2 years old, 2.0 coming soon (?)


Happy Halloween! It’s Demonizer’s 2nd birthday, perfect time for a new devlog.

The highlight of the year was of course joining the Ukraine bundle. Besides giving Demonizer a massive boost, the bundle most importantly raised over $6 million for victims of the current war in Eastern Europe.

1.5 is dead, long live 2.0

Yes, development is still ongoing, despite my focus shifting this year towards new projects and a new job. Those new projects probably saved the next Demonizer update (more on that later).

That update is no longer numbered 1.5, but 2.0. It will include the promised arrange mode and rebalanced levels, and some additional content yet to be determined. It will also be the first version of the long-awaited console release.

A summary of the 2.0 release plan follows. It’s rough, as always, and I won’t even try to guess any timeframes publicly anymore.

  • Development builds starting with only a campaign mode (so equal to an arcade ROM) and adding features over time. It’s recommended to play these builds more for testing than just for fun (though I hope it is).

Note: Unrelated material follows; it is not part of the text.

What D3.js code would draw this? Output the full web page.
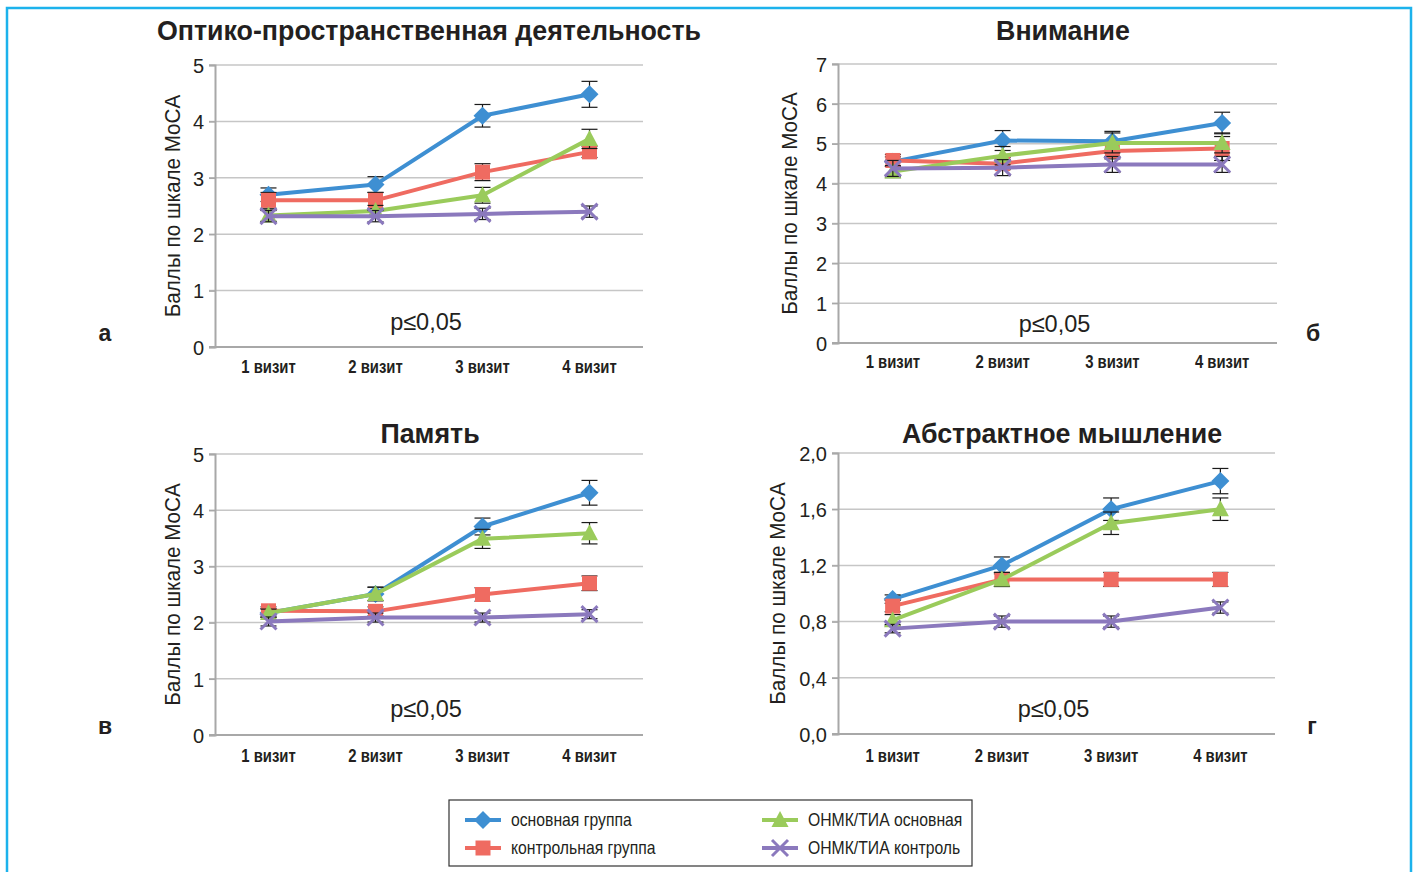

  • Release build when enough additional content is done. Version 1.1.2 will remain available as the “legacy” version.

  • Console release when platform-specific features are done (online leaderboard etc) and certification is passed.

If you want the dirty details of what happened to 1.5, read on.

What was the holdup?

Not long after I showed the 1.5 engine last year, it started having similar problems to the 1.0 engine.

While core systems were certainly improved, I was too hasty with the gameplay code - jumping back and forth between multiple goals, trying to accomplish them all at once by Spring 2022: get in all the gameplay and write new features and design new content. This meant I was trying to keep a lot of parts working together while they were still developing, which put me back in the situation I was supposed to avoid - long hours of coding and debugging and little real progress to show for it.

This, I’ve learned, is one of the traps of rewriting an existing game. Knowing all about how the game is supposed to be, you may be tempted to dump all of that into your new code straight away. But dump too much too early and you’re in for a long and unrewarding time fixing a lot of brittle and unfinished code.

The right answer was a (mostly) fresh start. I salvaged and refined the best parts of the engine for Rose of Dragontail, which has tested amazingly for its early state, and then for Honey Guardian, my top achievement of the year (1) (2) and now the basis of Demonizer 2.0.